I’m Nick…the Chauffeur!
It doesn’t take long into Night Nurse to see the film isn’t a very positive portrayal of the health care service circa depression-era United States. Dr. Kildare this is not and even makes 1934’s Men In White come off as a more an idealised vision of the health care system in the 1930’s; Night Nurse is anything but. All within the picture’s first ten minutes Lora Hart (Barbara Stanwyck) is turned down for the job as a nurse but then gets it after catching the fancy from another doctor. Likewise one of the interns is a pervert and fellow nurse Maloney (Joan Blondell) recommends tricking patients into thinking you’ve saved their life in order to get money out of them. Blondell’s character, in particular, I really found myself loathing from an actress who normally played such likable characters. She clearly dislikes her profession and even recites the Florence Nightingale pledge while chewing gum – Night Nurse is a movie with a wide range of despicable human beings on display. There is even a scene which appears to show an actual baby in distress and another in which children talk about in graphic terms of the mental and physical abuse they and their dead sister have received – not very comfortable viewing.
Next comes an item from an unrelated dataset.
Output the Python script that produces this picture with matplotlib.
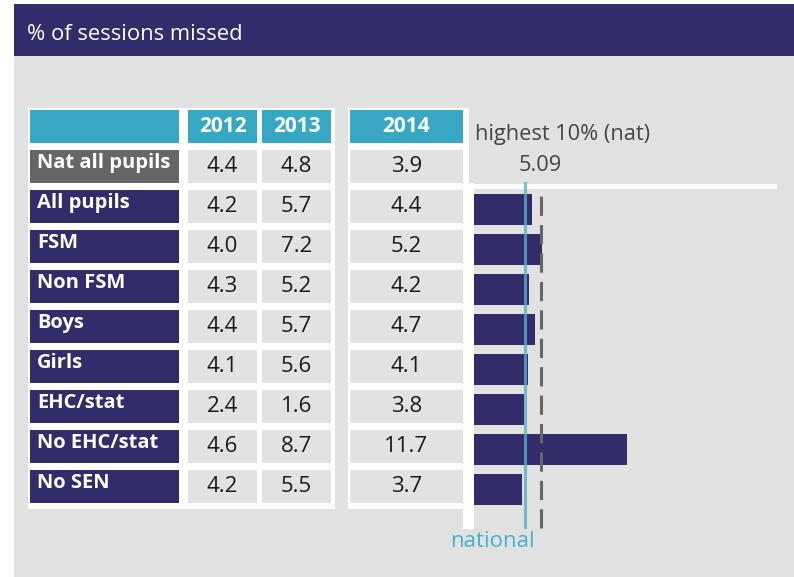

Director William Wellman was one of the most interesting filmmakers during the pre-code era, whose film’s go against the conception of movies from the early 1930s being static and lacking camera movement or fluidity. Night Nurse is a perfect example of the kind of pictures Warner Bros produced during the 1930’s; a thought-provoking socially conscious melodrama. Whether or not it’s exaggerated, the plot of hospital corruption and the ineffectiveness of both the hospital and the authorities to prevent child abuse, the movie does succeed in packing a punch. What does it say when the intervention of gangsters, people working outside the law are required to save the lives of two children? Warner Bros was also known for featuring ethnic casts in their movies. At the beginning of the movie a shot focuses on a group of Chinese people sitting around a hospital bed speaking in their native language, helping to set the film’s gritty mood. There is also an emphasises later in the film that the shop which is broken into in order to steal milk for a bath in order to save the lives of malnourished children is from a Kosher delicatessen. Is there a particular reason for this? This was 1931 but history has made of this scene of the delicatessen windows being smashed unintentional creepy.
The other major reason to watch Night Nurse is to see Clark Gable in the pre-stardom role of Nick the Chauffeur in his glorious 5 minutes and 25 seconds (approx) of screen time (yes, I timed it). The film builds up to his reveal with the name of this unscrupulous “Nick” being thrown around. His character’s introduction with the use of a camera zoom and the uttering of “I’m Nick…the chauffeur” gives me chills in one of the most memorable moments in pre-code cinema. Gable is scary enough as a dominating brute who wants to murder children and isn’t afraid to punch women or the elderly but this is multiplied by the fact that he’s dressed like a Nazi. Ok not really, it’s a chauffeur’s uniform but when I first saw him wearing this, my instant reaction was “Why is he dressed like an SS officer?” (likewise, just as equally striking is his costume choice of a black kimono). The role of Nick is an odd duckling in the career of Gable which shown he had the knack for playing terrifying villains – such unrealised potential. As much as the man’s appearance in the background is enough to make you go, “oh s—t!”, and in a big way sister.